Other data provides insight into the drivers behind land acquisition. While most land is used for agriculture, the investment by sector page shows that not all the deals are related to food. Some crops, like jatropha, are used primarily to produce biofuels; rubber is another commonly produced non-food crop. Others, like corn, sugarcane, and soy, can be used either for food or biofuels which makes delineating the drivers of land acquisition difficult.
From most to least, forestry, industry, mining, livestock, tourism, renewable energy, and conservation also account for a small portion of deals.
“Un-Transparent” By Nature
The Land Matrix does offer caution regarding the reliability of its data for several reasons.

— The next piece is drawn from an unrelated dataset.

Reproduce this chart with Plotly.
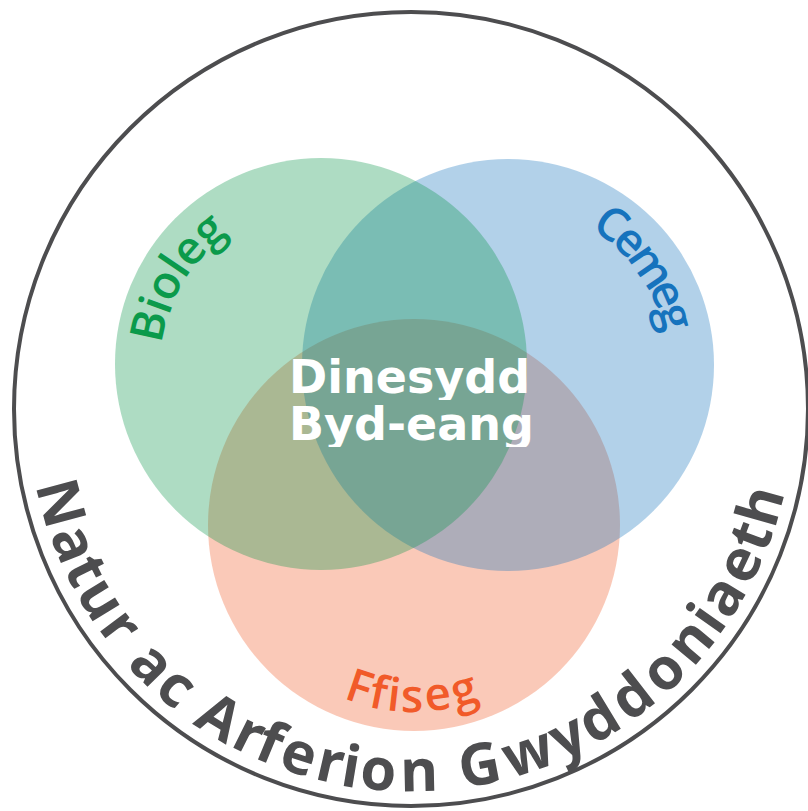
import math
import plotly.graph_objects as go

# ---- data (labels) ----
set_labels = ["Bioleg", "Cemeg", "Ffiseg"]
set_colors = ["#0a9648", "#1473bc", "#f05a28"]
label_colors = ["#0b9a4b", "#1673bd", "#f15a29"]
center_lines = ["Dinesydd", "Byd-eang"]
outer_label = "Natur ac Arferion Gwyddoniaeth"

# ---- layout geometry (pixel-like data coordinates) ----
W, H = 808, 811
circle_cx = [321, 508, 414]
circle_cy = [364, 365, 525]
circle_r = [206, 206, 206]
draw_order = [2, 1, 0]          # red bottom, then blue, green on top
outer = dict(cx=411, cy=409, r=397)

# label arc params: (radius of text centre, start angle, end angle, tops outward?)
label_arcs = [
    (178, -167.5, -130.0, True),
    (177, -53.7, -16.0, True),
    (169, 108.5, 73.0, False),
]
outer_arc = (360, 165.0, 15.5, False)

LABEL_FONT = "Open Sans"
CHAR_W = {
    'N': .76, 'a': .56, 't': .36, 'u': .62, 'r': .41, ' ': .26, 'c': .48, 'A': .63,
    'f': .34, 'e': .56, 'i': .26, 'o': .60, 'n': .62, 'G': .72, 'w': .82, 'y': .50,
    'd': .62, 'h': .62, 'B': .63, 'l': .26, 'g': .55, 'C': .63, 'm': .95, 'F': .52,
    's': .48,
}

fig = go.Figure()
fig.add_trace(go.Scatter(x=[0, W], y=[0, H], mode="markers",
                         marker=dict(opacity=0), hoverinfo="skip"))

shapes = []
for i in draw_order:
    shapes.append(dict(type="circle", xref="x", yref="y",
                       x0=circle_cx[i] - circle_r[i], x1=circle_cx[i] + circle_r[i],
                       y0=circle_cy[i] - circle_r[i], y1=circle_cy[i] + circle_r[i],
                       fillcolor=set_colors[i], opacity=0.33, line=dict(width=0),
                       layer="below"))
shapes.append(dict(type="circle", xref="x", yref="y",
                   x0=outer["cx"] - outer["r"], x1=outer["cx"] + outer["r"],
                   y0=outer["cy"] - outer["r"], y1=outer["cy"] + outer["r"],
                   line=dict(color="#4d4d4f", width=4), fillcolor="rgba(0,0,0,0)"))

annotations = []


def arc_text(text, cx, cy, r, a0, a1, outward, size, color, weight):
    widths = [CHAR_W.get(ch, .55) for ch in text]
    centers = []
    acc = 0.0
    for w in widths:
        centers.append(acc + w / 2)
        acc += w
    s0, s1 = centers[0], centers[-1]
    for ch, s in zip(text, centers):
        if ch == ' ':
            continue
        t = (s - s0) / (s1 - s0)
        th = a0 + (a1 - a0) * t
        rad = math.radians(th)
        x = cx + r * math.cos(rad)
        y = cy + r * math.sin(rad)
        ang = th + 90 if outward else th - 90
        ang = (ang + 180) % 360 - 180
        annotations.append(dict(x=x, y=y, xref="x", yref="y", text=ch,
                                showarrow=False, textangle=ang,
                                xanchor="center", yanchor="middle",
                                font=dict(family=LABEL_FONT, size=size,
                                          color=color, weight=weight)))


for i, lab in enumerate(set_labels):
    r, a0, a1, outw = label_arcs[i]
    arc_text(lab, circle_cx[i], circle_cy[i], r, a0, a1, outw, 46,
             label_colors[i], 600)

r, a0, a1, outw = outer_arc
arc_text(outer_label, outer["cx"], outer["cy"], r, a0, a1, outw, 58,
         "#4d4d4f", 700)

center_y = [377, 424]
for line, yy in zip(center_lines, center_y):
    annotations.append(dict(x=288, y=yy, xref="x", yref="y", text=line,
                            showarrow=False, xanchor="left", yanchor="middle",
                            height=46, valign="middle", borderpad=0,
                            font=dict(family="DejaVu Sans", size=46,
                                      color="white", weight="bold")))

fig.update_layout(
    width=W, height=H, margin=dict(l=0, r=0, t=0, b=0),
    paper_bgcolor="white", plot_bgcolor="white", showlegend=False,
    xaxis=dict(range=[0, W], visible=False, fixedrange=True),
    yaxis=dict(range=[H, 0], visible=False, fixedrange=True),
    shapes=shapes, annotations=annotations,
)
fig.write_html("out.html", config={"displayModeBar": False},
               post_script="document.body.style.margin='0';document.body.style.overflow='hidden';")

First, since land deals are “un-transparent” by nature, any index will be incomplete and may contain errors. It also notes that some countries may be overrepresented. Peru’s open data policy may make it appear to have proportionally more deals than other countries in the region, for example. Similarly, interest in Africa may mean that deals in African target countries are documented more frequently than those in other regions.
Second, because of its open source nature, not all of the data is from verifiable sources, and the website is still undergoing updates and upgrades (it’s still in beta, as the header says).
For those interested in greater detail regarding the causes and consequences of these land deals, the Land Matrix Partnership provides a synthesis of the results of the database and other key research, by Ward Anseeuw, Mathieu Boche, Thomas Breu, Markus Giger, Jann Lay, Peter Messerli, and Kerstin Nolte. (And of course, there’s also The Global Farms Race, from the Wilson Center’s own Michael Kugelman and Susan Levenstein.)
Though the Land Matrix provides an extensive amount of data, it is far from a comprehensive look at global land grabs. Nor is it intended to be; it is a “tool that facilitates an on-going discussion,” as the website puts it. But the matrix could play a valuable role in illustrating the flows of money and produce in a complex and murky set of relationships.